**Dataset content**
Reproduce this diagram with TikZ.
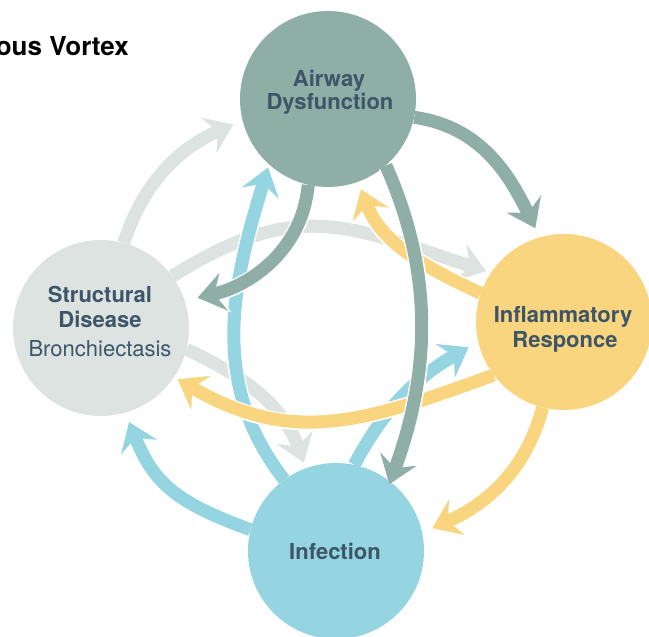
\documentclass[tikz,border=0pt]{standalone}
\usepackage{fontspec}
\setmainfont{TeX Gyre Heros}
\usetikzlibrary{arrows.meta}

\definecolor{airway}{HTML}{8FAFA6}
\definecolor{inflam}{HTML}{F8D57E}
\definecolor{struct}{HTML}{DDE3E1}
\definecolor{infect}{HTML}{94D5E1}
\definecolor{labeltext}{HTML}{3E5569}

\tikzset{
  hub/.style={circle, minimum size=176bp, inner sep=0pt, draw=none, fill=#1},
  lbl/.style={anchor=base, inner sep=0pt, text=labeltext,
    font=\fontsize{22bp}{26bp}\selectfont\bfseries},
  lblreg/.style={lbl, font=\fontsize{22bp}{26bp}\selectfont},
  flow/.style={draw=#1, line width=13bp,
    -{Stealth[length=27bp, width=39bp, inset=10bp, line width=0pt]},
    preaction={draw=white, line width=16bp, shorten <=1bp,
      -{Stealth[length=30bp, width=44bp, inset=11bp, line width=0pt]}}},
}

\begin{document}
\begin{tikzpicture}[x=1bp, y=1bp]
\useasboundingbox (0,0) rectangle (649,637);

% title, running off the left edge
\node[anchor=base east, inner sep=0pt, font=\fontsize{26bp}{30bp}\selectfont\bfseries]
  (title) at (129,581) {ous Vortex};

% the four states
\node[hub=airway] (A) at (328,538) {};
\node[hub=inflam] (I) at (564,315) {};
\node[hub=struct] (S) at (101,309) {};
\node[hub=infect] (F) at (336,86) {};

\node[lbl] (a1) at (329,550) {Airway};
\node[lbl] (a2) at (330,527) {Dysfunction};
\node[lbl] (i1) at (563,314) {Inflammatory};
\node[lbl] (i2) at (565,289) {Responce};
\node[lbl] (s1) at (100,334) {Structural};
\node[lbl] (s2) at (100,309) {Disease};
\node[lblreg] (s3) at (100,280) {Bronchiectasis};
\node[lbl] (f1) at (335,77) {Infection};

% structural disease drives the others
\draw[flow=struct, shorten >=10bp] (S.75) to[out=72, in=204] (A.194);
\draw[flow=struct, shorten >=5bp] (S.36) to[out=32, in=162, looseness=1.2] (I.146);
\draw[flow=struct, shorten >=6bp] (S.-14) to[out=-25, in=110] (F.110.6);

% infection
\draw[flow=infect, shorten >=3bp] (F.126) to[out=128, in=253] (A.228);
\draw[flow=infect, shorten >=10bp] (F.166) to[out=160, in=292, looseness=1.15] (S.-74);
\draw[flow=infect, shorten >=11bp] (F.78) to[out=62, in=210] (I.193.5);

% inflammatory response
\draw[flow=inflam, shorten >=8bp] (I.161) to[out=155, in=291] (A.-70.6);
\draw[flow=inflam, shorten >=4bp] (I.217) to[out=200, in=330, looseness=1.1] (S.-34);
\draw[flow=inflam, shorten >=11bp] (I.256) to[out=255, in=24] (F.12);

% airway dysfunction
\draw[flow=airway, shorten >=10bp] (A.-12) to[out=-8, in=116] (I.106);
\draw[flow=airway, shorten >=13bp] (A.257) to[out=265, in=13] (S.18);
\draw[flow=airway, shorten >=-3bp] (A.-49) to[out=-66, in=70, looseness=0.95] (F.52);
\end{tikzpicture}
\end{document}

**What the exercise asks**
Only the lines from the top of the data through the line with "(title) at (129,581)" should be quoted, exactly and with both ends kept; skip the pictures.

**Answer to the task**
Reproduce this diagram with TikZ.
\documentclass[tikz,border=0pt]{standalone}
\usepackage{fontspec}
\setmainfont{TeX Gyre Heros}
\usetikzlibrary{arrows.meta}

\definecolor{airway}{HTML}{8FAFA6}
\definecolor{inflam}{HTML}{F8D57E}
\definecolor{struct}{HTML}{DDE3E1}
\definecolor{infect}{HTML}{94D5E1}
\definecolor{labeltext}{HTML}{3E5569}

\tikzset{
  hub/.style={circle, minimum size=176bp, inner sep=0pt, draw=none, fill=#1},
  lbl/.style={anchor=base, inner sep=0pt, text=labeltext,
    font=\fontsize{22bp}{26bp}\selectfont\bfseries},
  lblreg/.style={lbl, font=\fontsize{22bp}{26bp}\selectfont},
  flow/.style={draw=#1, line width=13bp,
    -{Stealth[length=27bp, width=39bp, inset=10bp, line width=0pt]},
    preaction={draw=white, line width=16bp, shorten <=1bp,
      -{Stealth[length=30bp, width=44bp, inset=11bp, line width=0pt]}}},
}

\begin{document}
\begin{tikzpicture}[x=1bp, y=1bp]
\useasboundingbox (0,0) rectangle (649,637);

% title, running off the left edge
\node[anchor=base east, inner sep=0pt, font=\fontsize{26bp}{30bp}\selectfont\bfseries]
  (title) at (129,581) {ous Vortex};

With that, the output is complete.